Residents along the Massachusetts and New Hampshire border heard a loud sonic boom on the afternoon of May 30, 2026. People up and down the East Coast reported witnessing the event. The cause, according to Phys.org, was a small meteor that turned into one of the more dramatic cosmic intrusions in recent memory.
NASA analyzed imagery from weather satellites after the event and identified the object as a meteor measuring roughly 3 to 5 feet, or 1 to 2 meters, across. It was traveling at approximately 42,000 mph, or 68,000 kph, when it plunged into Earth's upper atmosphere.
At that speed, friction between the rock and the increasingly dense air converted its kinetic energy into extreme heat. At an altitude of roughly 40 miles, or 64 kilometers, the heat and pressure became too much for the meteor's structure. It fragmented in a brilliant flash.
The breakup released energy equivalent to 300 tons of TNT. The explosion generated a shock wave, which produced the thunderous sonic boom that startled residents across the region. Most of the rock vaporized. The remaining fragments fell harmlessly into the waters of Cape Cod Bay.
The event was one of the most well-documented meteor entries in recent years, and that is largely because of technology most people carry or install without thinking about planetary defense. Dashboard cameras, home security systems, and digital doorbells captured the fireball from multiple angles almost instantly. In the past, a daytime meteor entry lasting only a few seconds could pass as an unverified sighting. Today, those spontaneous cosmic events are recorded and shared within minutes.
The Cape Cod fireball was not an isolated incident this spring. From March 8 through 11, observers across Northern Europe watched large, slow-moving fireballs cross their skies. Enthusiasts and scientists successfully recovered several fragments from those events.

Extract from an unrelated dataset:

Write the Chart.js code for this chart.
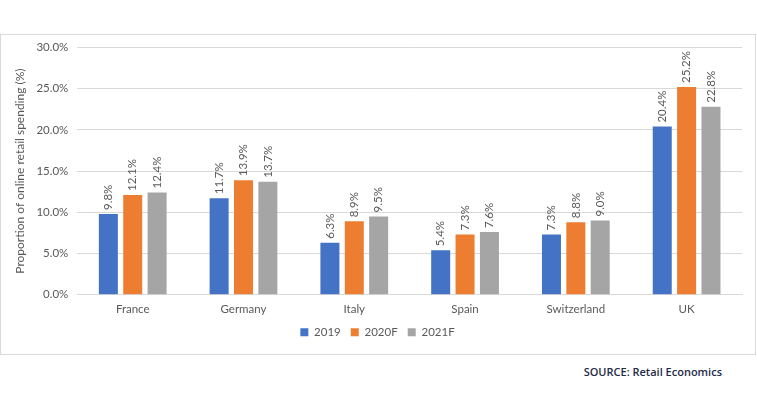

Meteors of this size enter Earth's atmosphere more often than most people realize. The planet moves constantly through space that is littered with ancient debris left over from the formation of the solar system. Earth's atmosphere acts as a shield, burning up the vast majority of incoming objects before they reach the ground. Objects large enough to generate a visible fireball and an audible sonic boom do get through occasionally, but most of them break apart and vaporize before any significant fragments can reach a populated area.
The May 30 event drew renewed attention to the informal network of sensors that now covers much of the planet's surface. What once would have been a fleeting and largely unverifiable experience for a handful of witnesses is now a documented, shareable event almost everywhere it happens.